What to do. Using the material below, repeat exactly the lines from the one with "What Plotly code" through the one with "-78, -79, -80, -82, -83, -85, -86, -87, -88, -88, -89]", ends included, without any images.

──────── Extracted data ────────

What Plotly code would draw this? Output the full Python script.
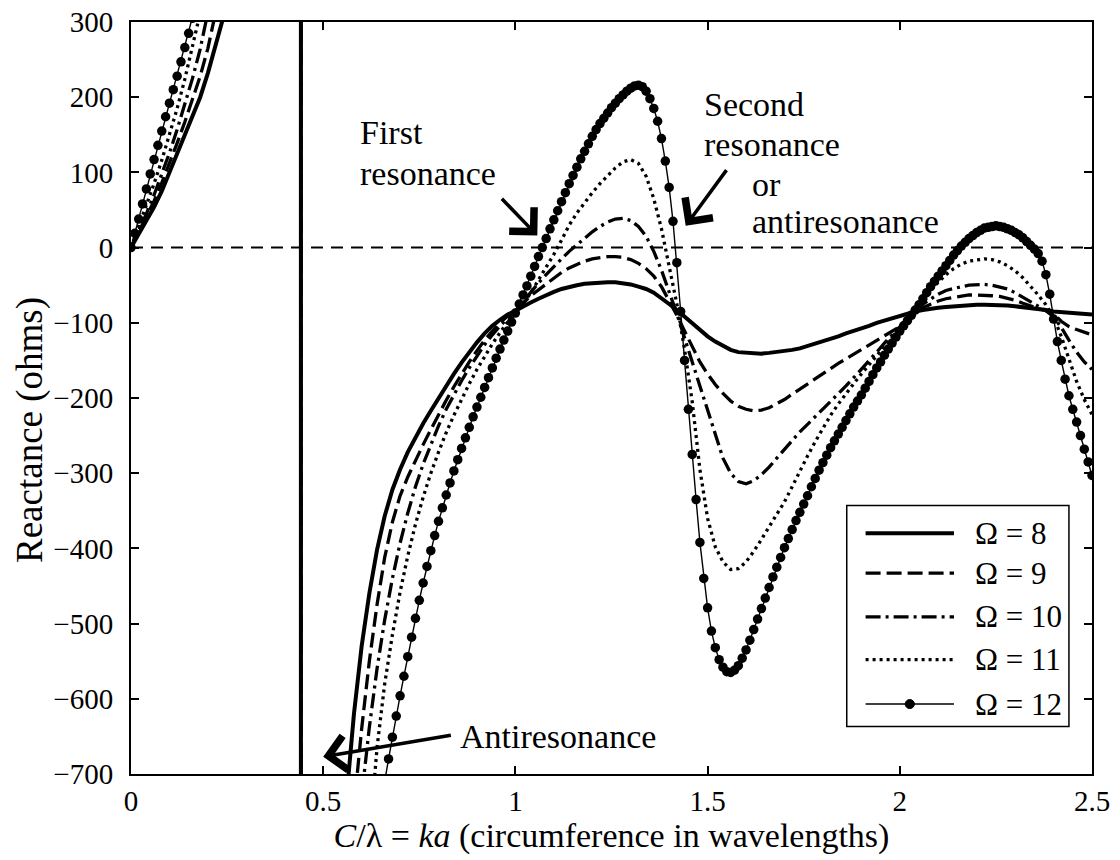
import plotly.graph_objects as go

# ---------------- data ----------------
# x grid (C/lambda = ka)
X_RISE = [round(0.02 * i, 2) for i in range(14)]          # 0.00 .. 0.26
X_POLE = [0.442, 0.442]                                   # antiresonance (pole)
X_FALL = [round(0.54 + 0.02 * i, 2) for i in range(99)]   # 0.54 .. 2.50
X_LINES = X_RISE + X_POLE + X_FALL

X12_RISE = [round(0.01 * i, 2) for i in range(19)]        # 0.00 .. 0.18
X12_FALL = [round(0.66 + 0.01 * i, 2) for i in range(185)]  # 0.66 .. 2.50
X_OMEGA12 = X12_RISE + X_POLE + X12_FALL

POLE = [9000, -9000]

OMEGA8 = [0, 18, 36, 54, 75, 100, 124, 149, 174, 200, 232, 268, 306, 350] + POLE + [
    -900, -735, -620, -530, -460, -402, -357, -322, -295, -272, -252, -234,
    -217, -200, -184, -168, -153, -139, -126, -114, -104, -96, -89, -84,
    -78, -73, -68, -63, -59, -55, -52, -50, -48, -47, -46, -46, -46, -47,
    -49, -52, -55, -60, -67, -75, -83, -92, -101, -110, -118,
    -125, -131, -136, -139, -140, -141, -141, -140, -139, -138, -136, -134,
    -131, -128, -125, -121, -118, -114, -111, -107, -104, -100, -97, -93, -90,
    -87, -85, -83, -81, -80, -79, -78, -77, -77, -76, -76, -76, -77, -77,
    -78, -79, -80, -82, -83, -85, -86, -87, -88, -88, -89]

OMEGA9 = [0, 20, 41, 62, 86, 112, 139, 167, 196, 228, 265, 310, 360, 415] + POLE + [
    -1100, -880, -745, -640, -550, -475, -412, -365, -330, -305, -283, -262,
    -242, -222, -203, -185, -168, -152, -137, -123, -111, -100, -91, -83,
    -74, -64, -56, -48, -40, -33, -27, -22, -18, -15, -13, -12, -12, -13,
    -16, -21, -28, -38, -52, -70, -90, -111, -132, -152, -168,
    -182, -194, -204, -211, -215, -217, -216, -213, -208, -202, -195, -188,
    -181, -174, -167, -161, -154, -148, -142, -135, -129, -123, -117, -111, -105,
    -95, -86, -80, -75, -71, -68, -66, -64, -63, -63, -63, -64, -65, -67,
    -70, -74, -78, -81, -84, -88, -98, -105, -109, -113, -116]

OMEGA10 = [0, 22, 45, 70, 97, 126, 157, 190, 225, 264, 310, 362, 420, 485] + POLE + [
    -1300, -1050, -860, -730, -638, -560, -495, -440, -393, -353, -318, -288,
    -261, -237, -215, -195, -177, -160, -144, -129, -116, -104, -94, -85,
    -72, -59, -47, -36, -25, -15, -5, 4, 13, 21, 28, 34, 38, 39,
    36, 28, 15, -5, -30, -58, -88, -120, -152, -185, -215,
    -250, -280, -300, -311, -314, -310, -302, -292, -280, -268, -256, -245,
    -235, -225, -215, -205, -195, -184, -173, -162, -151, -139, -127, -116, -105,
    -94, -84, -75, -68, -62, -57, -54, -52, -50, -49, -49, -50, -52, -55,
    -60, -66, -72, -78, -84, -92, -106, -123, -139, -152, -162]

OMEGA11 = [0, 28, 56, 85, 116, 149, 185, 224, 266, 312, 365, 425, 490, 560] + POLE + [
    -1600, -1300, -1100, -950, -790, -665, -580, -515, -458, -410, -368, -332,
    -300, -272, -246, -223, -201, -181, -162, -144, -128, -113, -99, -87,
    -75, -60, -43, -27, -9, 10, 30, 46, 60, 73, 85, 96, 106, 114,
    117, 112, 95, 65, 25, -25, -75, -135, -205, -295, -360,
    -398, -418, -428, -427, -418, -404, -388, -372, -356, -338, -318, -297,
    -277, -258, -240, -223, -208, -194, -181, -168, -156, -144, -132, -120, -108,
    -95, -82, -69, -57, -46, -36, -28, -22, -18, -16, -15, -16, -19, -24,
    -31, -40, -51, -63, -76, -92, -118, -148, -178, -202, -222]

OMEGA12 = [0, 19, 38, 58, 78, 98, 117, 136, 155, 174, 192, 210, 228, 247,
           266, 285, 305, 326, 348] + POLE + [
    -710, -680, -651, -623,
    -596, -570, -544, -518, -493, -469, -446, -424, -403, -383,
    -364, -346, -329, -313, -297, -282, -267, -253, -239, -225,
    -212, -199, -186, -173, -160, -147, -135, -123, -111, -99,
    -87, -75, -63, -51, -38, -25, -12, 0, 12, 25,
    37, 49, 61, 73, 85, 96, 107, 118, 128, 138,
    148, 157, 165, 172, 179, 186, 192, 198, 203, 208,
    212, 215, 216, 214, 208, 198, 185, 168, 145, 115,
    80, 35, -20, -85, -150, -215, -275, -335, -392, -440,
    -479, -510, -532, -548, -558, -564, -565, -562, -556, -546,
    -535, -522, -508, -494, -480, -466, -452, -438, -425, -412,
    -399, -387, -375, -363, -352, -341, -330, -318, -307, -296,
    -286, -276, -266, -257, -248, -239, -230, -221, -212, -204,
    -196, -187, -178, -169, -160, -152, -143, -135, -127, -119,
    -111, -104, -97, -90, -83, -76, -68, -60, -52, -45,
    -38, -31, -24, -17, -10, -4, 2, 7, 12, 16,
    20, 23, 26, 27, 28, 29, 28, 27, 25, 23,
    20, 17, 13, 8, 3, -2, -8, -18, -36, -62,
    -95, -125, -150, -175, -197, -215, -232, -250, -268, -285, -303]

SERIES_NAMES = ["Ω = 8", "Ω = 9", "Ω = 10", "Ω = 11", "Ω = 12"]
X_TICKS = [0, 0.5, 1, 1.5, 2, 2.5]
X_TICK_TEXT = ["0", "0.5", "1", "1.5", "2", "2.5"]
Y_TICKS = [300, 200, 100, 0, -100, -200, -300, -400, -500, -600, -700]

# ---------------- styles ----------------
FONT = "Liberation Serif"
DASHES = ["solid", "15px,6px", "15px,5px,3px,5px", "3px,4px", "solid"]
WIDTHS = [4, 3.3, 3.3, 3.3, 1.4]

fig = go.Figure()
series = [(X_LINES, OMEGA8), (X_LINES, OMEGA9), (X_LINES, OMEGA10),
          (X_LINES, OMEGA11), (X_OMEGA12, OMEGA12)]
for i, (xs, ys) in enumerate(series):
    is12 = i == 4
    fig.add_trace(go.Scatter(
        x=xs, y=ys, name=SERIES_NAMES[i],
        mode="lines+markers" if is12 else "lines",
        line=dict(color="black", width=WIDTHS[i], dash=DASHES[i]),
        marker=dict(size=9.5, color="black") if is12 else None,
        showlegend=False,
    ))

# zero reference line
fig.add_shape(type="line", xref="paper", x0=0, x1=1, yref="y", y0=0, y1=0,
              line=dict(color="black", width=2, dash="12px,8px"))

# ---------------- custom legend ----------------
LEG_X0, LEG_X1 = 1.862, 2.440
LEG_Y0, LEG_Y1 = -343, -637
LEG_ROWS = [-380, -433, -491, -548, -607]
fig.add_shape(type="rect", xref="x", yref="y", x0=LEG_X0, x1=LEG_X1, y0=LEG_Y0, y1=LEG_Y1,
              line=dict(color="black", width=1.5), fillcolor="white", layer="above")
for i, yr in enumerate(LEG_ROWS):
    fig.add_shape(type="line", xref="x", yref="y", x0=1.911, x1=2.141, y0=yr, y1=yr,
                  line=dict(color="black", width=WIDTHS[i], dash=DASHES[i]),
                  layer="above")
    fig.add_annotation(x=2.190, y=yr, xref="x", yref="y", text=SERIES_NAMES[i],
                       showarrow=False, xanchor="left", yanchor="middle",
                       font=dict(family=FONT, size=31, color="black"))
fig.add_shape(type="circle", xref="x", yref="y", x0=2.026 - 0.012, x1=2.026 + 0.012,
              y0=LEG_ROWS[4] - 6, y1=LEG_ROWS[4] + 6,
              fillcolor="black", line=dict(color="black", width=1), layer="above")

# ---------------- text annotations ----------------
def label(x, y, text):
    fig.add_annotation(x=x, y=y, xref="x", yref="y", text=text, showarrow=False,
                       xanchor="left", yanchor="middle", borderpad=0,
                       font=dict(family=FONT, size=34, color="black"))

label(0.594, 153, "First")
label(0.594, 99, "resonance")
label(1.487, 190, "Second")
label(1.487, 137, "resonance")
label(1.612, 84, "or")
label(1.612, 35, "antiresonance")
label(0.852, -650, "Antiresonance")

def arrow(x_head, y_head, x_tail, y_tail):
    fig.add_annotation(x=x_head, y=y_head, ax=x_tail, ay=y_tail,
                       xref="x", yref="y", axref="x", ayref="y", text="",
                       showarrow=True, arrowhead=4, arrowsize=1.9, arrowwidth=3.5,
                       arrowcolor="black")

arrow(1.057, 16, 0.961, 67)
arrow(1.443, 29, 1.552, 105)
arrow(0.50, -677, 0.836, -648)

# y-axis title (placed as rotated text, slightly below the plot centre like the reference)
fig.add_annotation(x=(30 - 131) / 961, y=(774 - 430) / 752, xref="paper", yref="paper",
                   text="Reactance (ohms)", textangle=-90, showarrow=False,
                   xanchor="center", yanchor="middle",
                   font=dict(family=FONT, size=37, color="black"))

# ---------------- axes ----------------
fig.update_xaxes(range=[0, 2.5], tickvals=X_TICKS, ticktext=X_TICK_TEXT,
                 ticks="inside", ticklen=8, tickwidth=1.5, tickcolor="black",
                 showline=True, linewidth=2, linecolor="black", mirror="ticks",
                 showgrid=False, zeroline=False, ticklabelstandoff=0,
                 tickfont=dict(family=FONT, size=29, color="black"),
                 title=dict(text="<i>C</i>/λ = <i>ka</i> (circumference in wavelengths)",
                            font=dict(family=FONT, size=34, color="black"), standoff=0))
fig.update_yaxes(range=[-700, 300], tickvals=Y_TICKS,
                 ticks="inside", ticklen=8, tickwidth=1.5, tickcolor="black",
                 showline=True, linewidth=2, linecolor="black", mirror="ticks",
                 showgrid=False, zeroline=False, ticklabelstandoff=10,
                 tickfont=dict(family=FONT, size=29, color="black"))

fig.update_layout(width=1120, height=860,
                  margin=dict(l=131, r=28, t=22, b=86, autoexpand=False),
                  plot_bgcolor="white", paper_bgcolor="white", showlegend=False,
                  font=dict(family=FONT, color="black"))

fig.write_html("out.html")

────────
──────── Extracted data ────────

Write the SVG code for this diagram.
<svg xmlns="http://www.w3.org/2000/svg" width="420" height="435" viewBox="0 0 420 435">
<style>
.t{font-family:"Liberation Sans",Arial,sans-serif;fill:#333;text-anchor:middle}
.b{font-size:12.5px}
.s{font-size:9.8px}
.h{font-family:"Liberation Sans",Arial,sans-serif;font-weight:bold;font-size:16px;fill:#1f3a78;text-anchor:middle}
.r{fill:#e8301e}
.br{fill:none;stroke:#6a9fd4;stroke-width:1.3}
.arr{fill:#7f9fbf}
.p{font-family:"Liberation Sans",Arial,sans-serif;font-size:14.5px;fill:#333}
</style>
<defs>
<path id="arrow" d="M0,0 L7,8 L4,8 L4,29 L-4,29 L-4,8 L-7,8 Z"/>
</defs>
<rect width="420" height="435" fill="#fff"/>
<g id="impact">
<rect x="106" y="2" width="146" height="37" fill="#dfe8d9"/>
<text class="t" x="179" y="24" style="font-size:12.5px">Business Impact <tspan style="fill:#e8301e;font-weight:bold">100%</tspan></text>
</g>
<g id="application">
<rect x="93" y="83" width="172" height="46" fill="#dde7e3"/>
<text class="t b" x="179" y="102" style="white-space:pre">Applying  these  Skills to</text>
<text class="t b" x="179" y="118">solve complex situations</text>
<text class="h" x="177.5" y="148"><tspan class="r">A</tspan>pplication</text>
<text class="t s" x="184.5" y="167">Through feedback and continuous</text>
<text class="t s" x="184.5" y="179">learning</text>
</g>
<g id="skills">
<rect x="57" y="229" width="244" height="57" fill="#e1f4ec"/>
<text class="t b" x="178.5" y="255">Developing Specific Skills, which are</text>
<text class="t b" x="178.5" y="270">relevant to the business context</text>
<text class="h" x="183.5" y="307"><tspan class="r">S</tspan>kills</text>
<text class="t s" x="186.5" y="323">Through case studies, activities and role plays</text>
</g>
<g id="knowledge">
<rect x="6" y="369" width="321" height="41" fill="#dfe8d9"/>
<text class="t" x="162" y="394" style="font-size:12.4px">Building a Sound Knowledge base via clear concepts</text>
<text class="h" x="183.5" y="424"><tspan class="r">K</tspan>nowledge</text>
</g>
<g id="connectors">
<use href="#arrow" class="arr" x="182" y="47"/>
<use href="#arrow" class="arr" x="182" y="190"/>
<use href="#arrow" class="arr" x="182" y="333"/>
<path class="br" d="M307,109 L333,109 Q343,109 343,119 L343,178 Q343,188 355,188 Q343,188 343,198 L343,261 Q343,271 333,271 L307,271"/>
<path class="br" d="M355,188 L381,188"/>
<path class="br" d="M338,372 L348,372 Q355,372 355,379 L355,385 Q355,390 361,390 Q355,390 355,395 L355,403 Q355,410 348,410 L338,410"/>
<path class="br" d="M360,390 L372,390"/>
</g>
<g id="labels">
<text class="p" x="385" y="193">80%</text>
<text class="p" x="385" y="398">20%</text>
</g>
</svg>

────────

Completed task.
What Plotly code would draw this? Output the full Python script.
import plotly.graph_objects as go

# ---------------- data ----------------
# x grid (C/lambda = ka)
X_RISE = [round(0.02 * i, 2) for i in range(14)]          # 0.00 .. 0.26
X_POLE = [0.442, 0.442]                                   # antiresonance (pole)
X_FALL = [round(0.54 + 0.02 * i, 2) for i in range(99)]   # 0.54 .. 2.50
X_LINES = X_RISE + X_POLE + X_FALL

X12_RISE = [round(0.01 * i, 2) for i in range(19)]        # 0.00 .. 0.18
X12_FALL = [round(0.66 + 0.01 * i, 2) for i in range(185)]  # 0.66 .. 2.50
X_OMEGA12 = X12_RISE + X_POLE + X12_FALL

POLE = [9000, -9000]

OMEGA8 = [0, 18, 36, 54, 75, 100, 124, 149, 174, 200, 232, 268, 306, 350] + POLE + [
    -900, -735, -620, -530, -460, -402, -357, -322, -295, -272, -252, -234,
    -217, -200, -184, -168, -153, -139, -126, -114, -104, -96, -89, -84,
    -78, -73, -68, -63, -59, -55, -52, -50, -48, -47, -46, -46, -46, -47,
    -49, -52, -55, -60, -67, -75, -83, -92, -101, -110, -118,
    -125, -131, -136, -139, -140, -141, -141, -140, -139, -138, -136, -134,
    -131, -128, -125, -121, -118, -114, -111, -107, -104, -100, -97, -93, -90,
    -87, -85, -83, -81, -80, -79, -78, -77, -77, -76, -76, -76, -77, -77,
    -78, -79, -80, -82, -83, -85, -86, -87, -88, -88, -89]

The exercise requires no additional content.